At issue is an agreement with the FBI that then SFPD Chief Heather Fong signed in March 2007, but the Police Commission never reviewed. Further complicating the issue is the fact that in December 2008, the FBI introduced looser surveillance guidelines that appear to clash head-on with SFPD’s tighter surveillance policies, which require reasonable suspicion before any spying can be approved.


During Suhr’s first few weeks as Chief, the Police Commission and the Human Rights Commission held a joint hearing on the FBI’s hitherto secret agreement with the SFPD. And during that meeting, Suhr introduced a new bureau order which clarified that, under Suhr’s command, SFPD surveillance policies trump the FBI guidelines.


But civil rights advocates, including the American Civil Liberties Union and the Asian Law Caucus, continued to raise concerns. And evidently Suhr has listened to them. During our interview, Suhr told me that he met with ACLU’s John Crew, and Crew explained that Suhr’s new bureau order is only a temporary solution.


“It’s only a remedy as long as I am Chief,” Suhr explained, noting that the ACLU wants to sit down and review the matter and see if there is a way to tighten any loopholes,


“And if we can’t reach accord with the FBI, then we’ll talk about how to move forward with a Portland-style resolution,” Suhr said, referring to a recent decision by the Portland city council in Oregon not to sign the FBI’s agreement, and instead draft its own resolution to better define the terms and conditions under which local officers can participate in the FBI-led joint terrorism taskforce.

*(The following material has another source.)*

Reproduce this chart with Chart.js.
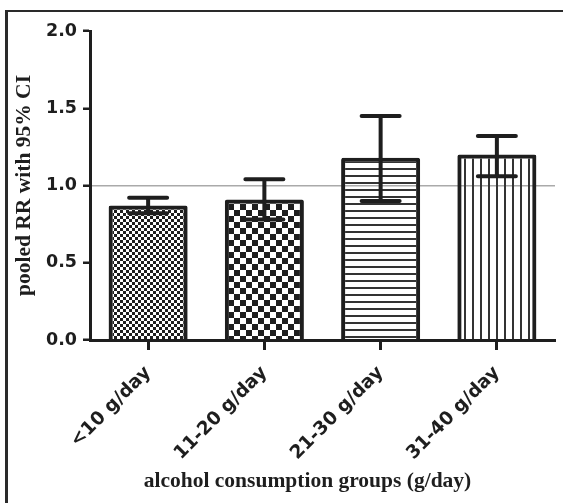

Asked what he thought about the FBI’s decision not to send a representative to address community concerns at the joint hearing of the San Francisco Police Commission and Human Rights Commission, Suhr replied, “I don’t think they [the FBI] thought it would be productive,” adding that his talks with Stephanie Douglas, the FBI Special Agent in charge of the terrorism taskforce, have been very “productive” so far.